● **Supplied information**

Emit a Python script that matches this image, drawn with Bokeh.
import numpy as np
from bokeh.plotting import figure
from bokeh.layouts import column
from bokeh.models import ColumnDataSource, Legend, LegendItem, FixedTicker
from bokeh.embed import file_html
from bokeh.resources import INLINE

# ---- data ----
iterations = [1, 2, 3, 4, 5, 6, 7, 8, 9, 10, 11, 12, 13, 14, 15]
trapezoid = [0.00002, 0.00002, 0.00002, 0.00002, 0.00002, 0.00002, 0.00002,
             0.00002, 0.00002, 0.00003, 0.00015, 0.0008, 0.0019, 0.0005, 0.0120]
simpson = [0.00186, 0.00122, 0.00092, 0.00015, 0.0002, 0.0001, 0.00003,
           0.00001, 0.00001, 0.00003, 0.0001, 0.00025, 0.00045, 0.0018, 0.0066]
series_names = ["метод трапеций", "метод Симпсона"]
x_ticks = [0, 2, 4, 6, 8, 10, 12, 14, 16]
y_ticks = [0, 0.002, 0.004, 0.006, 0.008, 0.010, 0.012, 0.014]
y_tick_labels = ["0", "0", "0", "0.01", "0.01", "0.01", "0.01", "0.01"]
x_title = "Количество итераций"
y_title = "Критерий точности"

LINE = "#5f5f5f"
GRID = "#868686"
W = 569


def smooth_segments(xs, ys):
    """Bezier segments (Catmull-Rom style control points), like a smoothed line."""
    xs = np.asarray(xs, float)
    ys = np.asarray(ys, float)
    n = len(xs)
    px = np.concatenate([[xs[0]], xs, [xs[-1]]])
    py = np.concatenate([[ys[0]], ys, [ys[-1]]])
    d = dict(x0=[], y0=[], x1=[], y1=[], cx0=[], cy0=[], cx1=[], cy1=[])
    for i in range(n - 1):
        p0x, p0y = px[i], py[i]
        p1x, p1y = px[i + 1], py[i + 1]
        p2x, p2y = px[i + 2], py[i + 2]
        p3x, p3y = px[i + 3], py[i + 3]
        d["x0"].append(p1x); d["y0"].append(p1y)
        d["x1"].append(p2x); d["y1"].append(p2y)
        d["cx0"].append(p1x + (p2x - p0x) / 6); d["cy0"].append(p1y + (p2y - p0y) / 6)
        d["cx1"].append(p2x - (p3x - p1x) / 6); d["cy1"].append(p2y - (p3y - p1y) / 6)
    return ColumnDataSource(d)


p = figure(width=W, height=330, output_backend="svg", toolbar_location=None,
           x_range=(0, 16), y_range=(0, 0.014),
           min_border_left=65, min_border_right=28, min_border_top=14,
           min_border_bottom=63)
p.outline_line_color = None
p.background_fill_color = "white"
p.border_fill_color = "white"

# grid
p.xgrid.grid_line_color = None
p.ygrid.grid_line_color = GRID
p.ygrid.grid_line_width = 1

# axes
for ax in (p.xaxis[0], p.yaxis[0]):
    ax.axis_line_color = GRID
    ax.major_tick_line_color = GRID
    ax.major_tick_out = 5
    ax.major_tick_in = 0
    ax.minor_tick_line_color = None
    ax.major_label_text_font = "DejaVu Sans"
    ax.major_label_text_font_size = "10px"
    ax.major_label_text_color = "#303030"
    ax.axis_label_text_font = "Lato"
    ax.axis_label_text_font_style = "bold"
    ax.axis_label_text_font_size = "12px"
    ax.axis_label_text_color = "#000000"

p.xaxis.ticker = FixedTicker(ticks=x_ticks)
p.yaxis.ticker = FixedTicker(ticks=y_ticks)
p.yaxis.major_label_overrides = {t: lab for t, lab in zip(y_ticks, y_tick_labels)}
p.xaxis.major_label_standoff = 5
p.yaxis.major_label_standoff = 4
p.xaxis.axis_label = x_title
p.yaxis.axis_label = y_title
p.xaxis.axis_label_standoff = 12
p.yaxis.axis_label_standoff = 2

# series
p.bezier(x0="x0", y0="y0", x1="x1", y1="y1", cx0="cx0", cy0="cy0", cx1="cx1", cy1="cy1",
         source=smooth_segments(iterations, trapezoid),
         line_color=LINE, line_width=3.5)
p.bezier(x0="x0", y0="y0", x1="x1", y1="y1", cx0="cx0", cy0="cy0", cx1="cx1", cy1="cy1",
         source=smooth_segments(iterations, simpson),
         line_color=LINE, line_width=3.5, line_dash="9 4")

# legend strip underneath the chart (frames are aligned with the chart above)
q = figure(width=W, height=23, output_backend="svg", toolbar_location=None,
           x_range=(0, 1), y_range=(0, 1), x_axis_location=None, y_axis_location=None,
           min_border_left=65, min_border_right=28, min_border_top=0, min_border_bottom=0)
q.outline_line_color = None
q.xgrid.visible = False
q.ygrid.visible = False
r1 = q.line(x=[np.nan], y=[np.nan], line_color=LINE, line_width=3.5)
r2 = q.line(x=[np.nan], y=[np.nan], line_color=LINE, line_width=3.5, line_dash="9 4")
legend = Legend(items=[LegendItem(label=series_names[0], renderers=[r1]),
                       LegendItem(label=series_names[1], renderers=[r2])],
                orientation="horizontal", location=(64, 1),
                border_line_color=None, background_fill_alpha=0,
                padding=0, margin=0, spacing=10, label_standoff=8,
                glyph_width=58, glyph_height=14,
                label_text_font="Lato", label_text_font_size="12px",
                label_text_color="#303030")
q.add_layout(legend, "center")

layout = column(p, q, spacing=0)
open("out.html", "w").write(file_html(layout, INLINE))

● **Task instructions**
Faithfully transcribe the whole of the data.

● **Result below**
Emit a Python script that matches this image, drawn with Bokeh.
import numpy as np
from bokeh.plotting import figure
from bokeh.layouts import column
from bokeh.models import ColumnDataSource, Legend, LegendItem, FixedTicker
from bokeh.embed import file_html
from bokeh.resources import INLINE

# ---- data ----
iterations = [1, 2, 3, 4, 5, 6, 7, 8, 9, 10, 11, 12, 13, 14, 15]
trapezoid = [0.00002, 0.00002, 0.00002, 0.00002, 0.00002, 0.00002, 0.00002,
             0.00002, 0.00002, 0.00003, 0.00015, 0.0008, 0.0019, 0.0005, 0.0120]
simpson = [0.00186, 0.00122, 0.00092, 0.00015, 0.0002, 0.0001, 0.00003,
           0.00001, 0.00001, 0.00003, 0.0001, 0.00025, 0.00045, 0.0018, 0.0066]
series_names = ["метод трапеций", "метод Симпсона"]
x_ticks = [0, 2, 4, 6, 8, 10, 12, 14, 16]
y_ticks = [0, 0.002, 0.004, 0.006, 0.008, 0.010, 0.012, 0.014]
y_tick_labels = ["0", "0", "0", "0.01", "0.01", "0.01", "0.01", "0.01"]
x_title = "Количество итераций"
y_title = "Критерий точности"

LINE = "#5f5f5f"
GRID = "#868686"
W = 569


def smooth_segments(xs, ys):
    """Bezier segments (Catmull-Rom style control points), like a smoothed line."""
    xs = np.asarray(xs, float)
    ys = np.asarray(ys, float)
    n = len(xs)
    px = np.concatenate([[xs[0]], xs, [xs[-1]]])
    py = np.concatenate([[ys[0]], ys, [ys[-1]]])
    d = dict(x0=[], y0=[], x1=[], y1=[], cx0=[], cy0=[], cx1=[], cy1=[])
    for i in range(n - 1):
        p0x, p0y = px[i], py[i]
        p1x, p1y = px[i + 1], py[i + 1]
        p2x, p2y = px[i + 2], py[i + 2]
        p3x, p3y = px[i + 3], py[i + 3]
        d["x0"].append(p1x); d["y0"].append(p1y)
        d["x1"].append(p2x); d["y1"].append(p2y)
        d["cx0"].append(p1x + (p2x - p0x) / 6); d["cy0"].append(p1y + (p2y - p0y) / 6)
        d["cx1"].append(p2x - (p3x - p1x) / 6); d["cy1"].append(p2y - (p3y - p1y) / 6)
    return ColumnDataSource(d)


p = figure(width=W, height=330, output_backend="svg", toolbar_location=None,
           x_range=(0, 16), y_range=(0, 0.014),
           min_border_left=65, min_border_right=28, min_border_top=14,
           min_border_bottom=63)
p.outline_line_color = None
p.background_fill_color = "white"
p.border_fill_color = "white"

# grid
p.xgrid.grid_line_color = None
p.ygrid.grid_line_color = GRID
p.ygrid.grid_line_width = 1

# axes
for ax in (p.xaxis[0], p.yaxis[0]):
    ax.axis_line_color = GRID
    ax.major_tick_line_color = GRID
    ax.major_tick_out = 5
    ax.major_tick_in = 0
    ax.minor_tick_line_color = None
    ax.major_label_text_font = "DejaVu Sans"
    ax.major_label_text_font_size = "10px"
    ax.major_label_text_color = "#303030"
    ax.axis_label_text_font = "Lato"
    ax.axis_label_text_font_style = "bold"
    ax.axis_label_text_font_size = "12px"
    ax.axis_label_text_color = "#000000"

p.xaxis.ticker = FixedTicker(ticks=x_ticks)
p.yaxis.ticker = FixedTicker(ticks=y_ticks)
p.yaxis.major_label_overrides = {t: lab for t, lab in zip(y_ticks, y_tick_labels)}
p.xaxis.major_label_standoff = 5
p.yaxis.major_label_standoff = 4
p.xaxis.axis_label = x_title
p.yaxis.axis_label = y_title
p.xaxis.axis_label_standoff = 12
p.yaxis.axis_label_standoff = 2

# series
p.bezier(x0="x0", y0="y0", x1="x1", y1="y1", cx0="cx0", cy0="cy0", cx1="cx1", cy1="cy1",
         source=smooth_segments(iterations, trapezoid),
         line_color=LINE, line_width=3.5)
p.bezier(x0="x0", y0="y0", x1="x1", y1="y1", cx0="cx0", cy0="cy0", cx1="cx1", cy1="cy1",
         source=smooth_segments(iterations, simpson),
         line_color=LINE, line_width=3.5, line_dash="9 4")

# legend strip underneath the chart (frames are aligned with the chart above)
q = figure(width=W, height=23, output_backend="svg", toolbar_location=None,
           x_range=(0, 1), y_range=(0, 1), x_axis_location=None, y_axis_location=None,
           min_border_left=65, min_border_right=28, min_border_top=0, min_border_bottom=0)
q.outline_line_color = None
q.xgrid.visible = False
q.ygrid.visible = False
r1 = q.line(x=[np.nan], y=[np.nan], line_color=LINE, line_width=3.5)
r2 = q.line(x=[np.nan], y=[np.nan], line_color=LINE, line_width=3.5, line_dash="9 4")
legend = Legend(items=[LegendItem(label=series_names[0], renderers=[r1]),
                       LegendItem(label=series_names[1], renderers=[r2])],
                orientation="horizontal", location=(64, 1),
                border_line_color=None, background_fill_alpha=0,
                padding=0, margin=0, spacing=10, label_standoff=8,
                glyph_width=58, glyph_height=14,
                label_text_font="Lato", label_text_font_size="12px",
                label_text_color="#303030")
q.add_layout(legend, "center")

layout = column(p, q, spacing=0)
open("out.html", "w").write(file_html(layout, INLINE))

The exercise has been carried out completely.